The community in Dunmanway is irate and the town's gardaí are not happy that they are housed in temporary accommodation without cell facilities. In the event that a prisoner must be kept overnight, he or she must be brought by gardaí to Bandon or Clonakilty. The community which the Garda supports is concerned about the unprecedented delay in either refurbishing the old station or providing a new station. When a greenfield site across the road from the old barracks was put up for sale many people believed it should have been purchased and a new station built thereon.
It is clear that action is needed regarding the Garda station in Dunmanway. The Garda Representative Association is angry — the word "militant" may be too strong — that its members are using a substandard station with the result that the community they serve in the Dunmanway area is not receiving the service it deserves. This issue has been a hobby horse of mine and I have discussed it repeatedly with the relevant Ministers, including the Minister of State at the Department of Finance, Deputy Parlon, and officials from the Office of Public Works. I hope urgent action will be taken to provide the facilities the gardaí and members of the community in Dunmanway deserve.
I have put the problem in a nutshell and hope the Minister will be able to clarify the current position for me and people in west Cork. The community in the Dunmanway area is law abiding but there is a considerable anger that a commitment given many years ago either to build a new Garda station or refurbish the old one has not been acted on. With these few brief words, I rest my case in the hope that moneys will be provided to refurbish the old Garda station and a resolution will be found to legal difficulties, primarily concerning a right of access to the rear of the Garda station.
I thank Deputy Donovan for raising this issue and affording me the opportunity to explain the position regarding Dunmanway Garda station. I am responding on behalf of the Tánaiste and Minister for Justice, Equality and Law Reform, Deputy McDowell. The Minister visited the station in October 2005 on foot of the Deputy's request and made contact with local gardaí in the temporary station. The Minister was shown the old station, which had been vacated for some time, and it was abundantly clear that major works are required.
In order for the building works to proceed, the Office of Public Works must purchase land at the rear of the station. The Chief State Solicitor's office is acting for the board in this matter. I understand financial terms have been agreed with the vendors and that the legal process is finally nearing conclusion, with key title documents to be produced by the vendors' solicitor to permit the transaction to go through. The matter is being dealt with at a most senior level in the Chief State Solicitor's office.
The Minister welcomes these developments and looks forward to the commencement of the building works. Everyone is deeply frustrated with the pace of progress in this matter, but I assure the Deputy that everything that can be done is being done to bring the matter to finality. As a contingency, the Office of Public Works advertised recently for the purchase of a new site for the station. I hope it will not be necessary to invoke this contingency.
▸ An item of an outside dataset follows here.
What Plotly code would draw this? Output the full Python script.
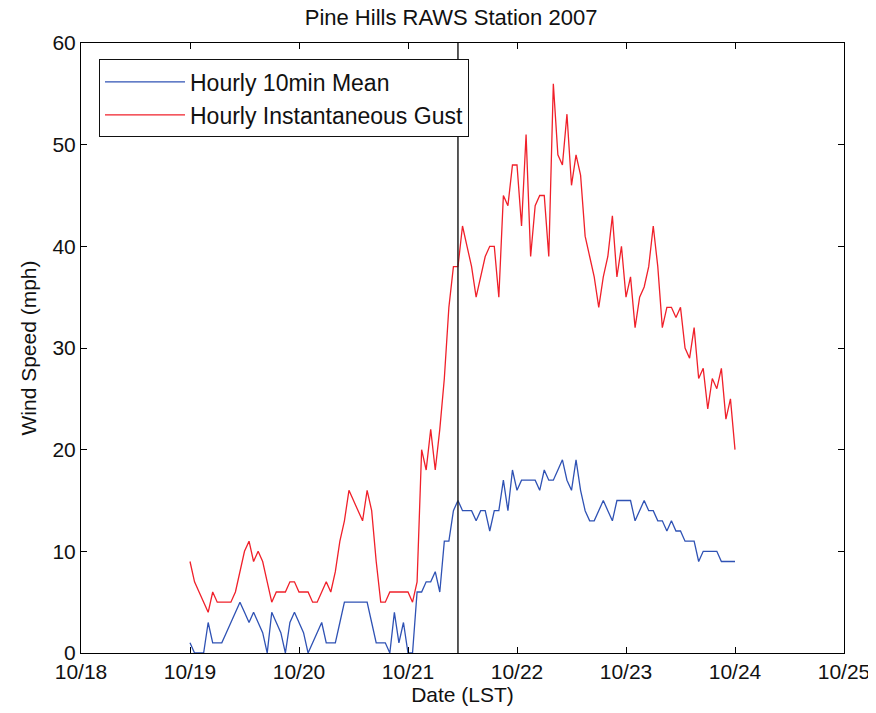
import plotly.graph_objects as go
import pandas as pd

# Hourly data 2007-10-19 00:00 .. 2007-10-24 00:00 (121 points)
gust_19 = [9, 7, 6, 5, 4, 6, 5, 5, 5, 5, 6, 8, 10, 11, 9, 10, 9, 7, 5, 6, 6, 6, 7, 7]
gust_20 = [6, 6, 6, 5, 5, 6, 7, 6, 8, 11, 13, 16, 15, 14, 13, 16, 14, 9, 5, 5, 6, 6, 6, 6]
gust_21 = [6, 5, 7, 20, 18, 22, 18, 22, 27, 34, 38, 38, 42, 40, 38, 35, 37, 39, 40, 40, 35, 45, 44, 48]
gust_22 = [48, 42, 51, 39, 44, 45, 45, 39, 56, 49, 48, 53, 46, 49, 47, 41, 39, 37, 34, 37, 39, 43, 37, 40]
gust_23 = [35, 37, 32, 35, 36, 38, 42, 38, 32, 34, 34, 33, 34, 30, 29, 32, 27, 28, 24, 27, 26, 28, 23, 25]
gust_24 = [20]

mean_19 = [1, 0, 0, 0, 3, 1, 1, 1, 2, 3, 4, 5, 4, 3, 4, 3, 2, 0, 4, 3, 2, 0, 3, 4]
mean_20 = [3, 2, 0, 1, 2, 3, 1, 1, 1, 3, 5, 5, 5, 5, 5, 5, 3, 1, 1, 1, 0, 4, 1, 3]
mean_21 = [0, 0, 6, 6, 7, 7, 8, 6, 11, 11, 14, 15, 14, 14, 14, 13, 14, 14, 12, 14, 14, 17, 14, 18]
mean_22 = [16, 17, 17, 17, 17, 16, 18, 17, 17, 18, 19, 17, 16, 19, 16, 14, 13, 13, 14, 15, 14, 13, 15, 15]
mean_23 = [15, 15, 13, 14, 15, 14, 14, 13, 13, 12, 13, 12, 12, 11, 11, 11, 9, 10, 10, 10, 10, 9, 9, 9]
mean_24 = [9]

gust = gust_19 + gust_20 + gust_21 + gust_22 + gust_23 + gust_24
mean = mean_19 + mean_20 + mean_21 + mean_22 + mean_23 + mean_24
times = pd.date_range("2007-10-19 00:00", periods=len(gust), freq="h")

tick_dates = ["2007-10-18", "2007-10-19", "2007-10-20", "2007-10-21",
              "2007-10-22", "2007-10-23", "2007-10-24", "2007-10-25"]
tick_labels = ["10/18", "10/19", "10/20", "10/21", "10/22", "10/23", "10/24", "10/25"]
y_ticks = [0, 10, 20, 30, 40, 50, 60]
marker_time = "2007-10-21 11:00"

font_family = "Liberation Sans, Arial, sans-serif"
FS = 21

fig = go.Figure()
fig.add_trace(go.Scatter(x=times, y=mean, mode="lines", name="Hourly 10min Mean",
                         line=dict(color="#2f52b4", width=1.3)))
fig.add_trace(go.Scatter(x=times, y=gust, mode="lines", name="Hourly Instantaneous Gust",
                         line=dict(color="#f0202a", width=1.3)))

fig.add_shape(type="line", xref="x", yref="y", x0=marker_time, x1=marker_time,
              y0=0, y1=60, line=dict(color="#222222", width=1.5))

fig.update_layout(
    width=868, height=705,
    margin=dict(l=73, r=32, t=35, b=60, autoexpand=False),
    paper_bgcolor="white", plot_bgcolor="white",
    font=dict(family=font_family, size=FS, color="#111111"),
    title=dict(text="Pine Hills RAWS Station 2007", x=0.485, xref="paper", xanchor="center",
               y=1 - 9 / 705, yref="container", yanchor="middle",
               font=dict(size=FS + 1, family=font_family, color="#111111")),
    showlegend=True,
    legend=dict(x=0.0236, y=0.973, xanchor="left", yanchor="top",
                bgcolor="white", bordercolor="#111111", borderwidth=1,
                font=dict(size=FS + 2, family=font_family, color="#111111"),
                itemwidth=80, tracegroupgap=0),
)
fig.update_xaxes(
    type="date", range=[tick_dates[0], tick_dates[-1]],
    tickmode="array", tickvals=tick_dates, ticktext=tick_labels,
    ticks="inside", ticklen=6, tickcolor="black", tickwidth=1,
    showline=True, linecolor="black", linewidth=1, mirror="ticks",
    showgrid=False, zeroline=False,
    title=dict(text="Date (LST)", standoff=3, font=dict(size=FS)),
    tickfont=dict(size=FS),
)
fig.update_yaxes(
    range=[0, 60], tickmode="array", tickvals=y_ticks,
    ticks="inside", ticklen=6, tickcolor="black", tickwidth=1,
    showline=True, linecolor="black", linewidth=1, mirror="ticks",
    showgrid=False, zeroline=False,
    title=dict(text="Wind Speed (mph)", standoff=10, font=dict(size=FS)),
    tickfont=dict(size=FS),
)

fig.write_html("out.html")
The building works will commence as soon as possible after conclusion of the legal formalities. The Office of Public Works has advanced matters as far as possible and will be ready to start work within a matter of weeks of the closure of the sale. A detailed brief of requirements has been prepared by the Garda Síochána and a sketch scheme has been prepared by the Office of Public Works and approved by Garda management. The Garda representative bodies were consulted at each step of the process.
The last time the Minister spoke on an Adjournment debate on this matter, he indicated that he would look at the roles of the various parties in the Garda building programme to streamline processes wherever possible. Since then, the introduction of various sections of the Garda Síochána Act 2005 has enabled this restructuring to take place. The Garda Commissioner has, since 14 July last, been made Accounting Officer for the Garda Vote. Accordingly, appropriate administrative procedures have been put in place to enable direct communications and business to be carried out between the Office of Public Works and the Garda authorities without the need to channel such communications through the Department of Justice, Equality and Law Reform. In addition, as part of the major civilianisation drive for the force, a new civilian accommodation manager with the requisite skills in this area has been appointed.
While the delays in Dunmanway have been protracted, this should not detract from the overall investment in the Garda building programme. Between 2005 and the end of this year, the Office of Public Works will spend €112 million on the Garda building programme. Under the National Development Plan 2007-2013, funding of €260 million is provided towards refurbishment of Garda premises and is included in the capital provisions of the Office of Public Works. This capital funding is in addition to the Garda budget, which across all areas for 2007 is more than €1.4 billion, an 11% increase on 2006.
In addition, the Garda building maintenance budget has been increased this year by €2.1 million to €8.36 million. A major refurbishment and replacement programme of Garda accommodation is under way. Throughout the State, stations large and small that are in most need of attention are prioritised and proactively replaced or renovated under a range of different schemes. These are unprecedented levels of funding and are making a lasting impact.
I assure the Deputy that the matter is receiving attention at the highest level both within the Office of Public Works and the Chief State Solicitor's office to bring it to a successful conclusion.